We tortured people in various spots in Iraq and Afghanistan (not to mention outsourcing even more torture to the likes of Egypt under the euphemism of "extraordinary rendition"). Period, end of story.
And now the UN, which admittedly has a number of members with even looser support for civil rights than America, wants to hear more about this.
Team Obama says this all happened under the previous guy and it's all OK now. We're cool. We're down with it:
The Obama administration officials said that whatever transgressions occurred had been under the previous administration of George W. Bush, but Obama that had quickly tried to turn things around.
"As President Obama has acknowledged, we crossed the line and we take responsibility for that," McLeod said. "The United States has taken important steps to ensure adherence to its legal obligations."

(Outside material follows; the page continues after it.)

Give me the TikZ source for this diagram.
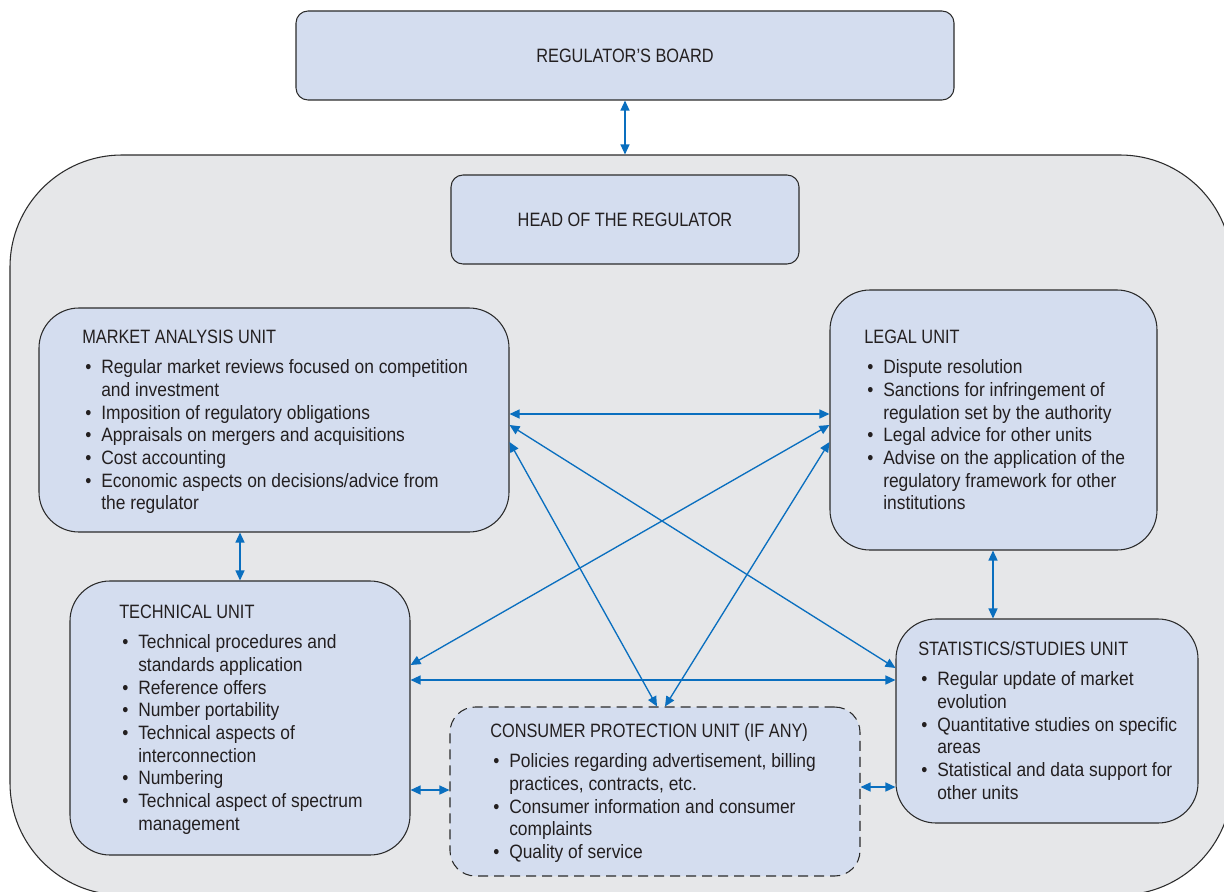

Tom Malinowski, an assistant U.S. secretary of state, told the committee the government believes torture, and cruel, inhuman and degrading treatment and punishment "are forbidden in all places, at all times, with no exceptions."
In Washington, the White House said the administration also now considers the ban against torture to apply to prisoners held by the U.S. overseas, including Guantanamo Bay. Under the Bush administration, the U.S. interpreted the U.N. Convention Against Torture to apply only within U.S. borders.
Let's unpack that.
Quickly? Until his "we tortured some folks," Dear Leader didn't even use the "T-word."
"We crossed the line." Was that like a chicken-torturer, to get to the other side of the torture road? No, we crossed the line while claiming not to cross the line. That's half the problem right there. Oh, and what would the "important steps" be, given the last graf, with my emphasis.